WJ Editorial

Amid Trade Turbulence, Some Positive Signs For Barging

Amid continued news cycle alarms and market turmoil from the tariff wars between the U.S. and China, a number of signs bring somewhat positive news for barging.

Those threatened Chinese soybean tariffs have not yet taken effect and negotiations might still forestall them. But if the worst happens and China slaps punitive tariffs on American soybeans, what would “the worst” mean?

Some commodity analysts point to strong global demand overall for American soybeans and corn. The tariffs, they say, might cause a reshuffling in which American corn and beans might go other places instead of China. But in the end, they would still move downriver to the Gulf.

The U.S. Department of Agriculture reported that exporters have announced export sales of 120,000 metric tons (4.4 million bushels) of soybeans to Argentina and 141,518 metric tons of soybeans to Mexico, both during the 2018/2019 marketing year. Argentina is the world’s largest exporter of soy products, but following a severe drought, it needs product to keep its crushing plants operating, according to Farm Futures—which also reported that the Buenos Aires Grain Exchange slashed its production forecast 110 million bushels below USDA’s earlier reductions.

“Though Chinese buying is mostly on hold, other countries are stepping in to secure supplies,” Farm Futures reported.

In the liquids market, Kirby Corporation reported stronger financial results at the end of 2017 than the previous year, helped by what it said was strong utilization and demand in the inland market.
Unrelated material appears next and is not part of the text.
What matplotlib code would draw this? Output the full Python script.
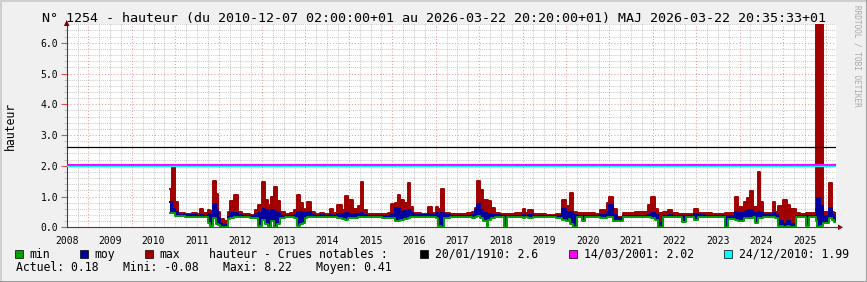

Its equipment utilization was in the low-to-mid-90 percent range during the fourth quarter of 2017, compared to the mid-80 percent in the previous year. Kirby said the rate reflected improved demand in liquids markets, but also from a reduction in Kirby’s tank barge fleet. At the end of 2017, it had 841 barges with 17.4 million barrels of aggregate capacity, compared to 876 active barges a year earlier.

In related news, the scrap metal market is strong, possibly helped along by Trump’s tariffs on aluminum and steel imports. This is good news for a barge industry that is rebalancing its fleet profile. Advanced Remarketing Services, which serves the metals and scrap recycling industry, recently reported, “So far in 2018, the scrap metal market is off to a strong start in comparison to average scrap prices of the last few years. … In January 2017, the market was up over 14 percent compared to the previous month. … Compared to the same month last year, the 2018 market is over 19 percent higher than 2017.”

Despite the general decline of coal, the U.S. Energy Information Administration (EIA) reported in its April 2 energy report that coal exports for the fourth quarter of 2017 were up by 14.5 percent from the third quarter. Steam coal exports for the same quarter were 36.9 percent higher than the third quarter. Much of the export surge comes, ironically, from demand in China, which is temporarily importing American coal as it closes inefficient coal plants and tries to ease a switch to more natural gas.

Along with the spring high water, which usually provides a bump, these factors may help explain why barge rates have held relatively strong this spring.

While free trade remains important, all is not gloom and doom for the barge industry.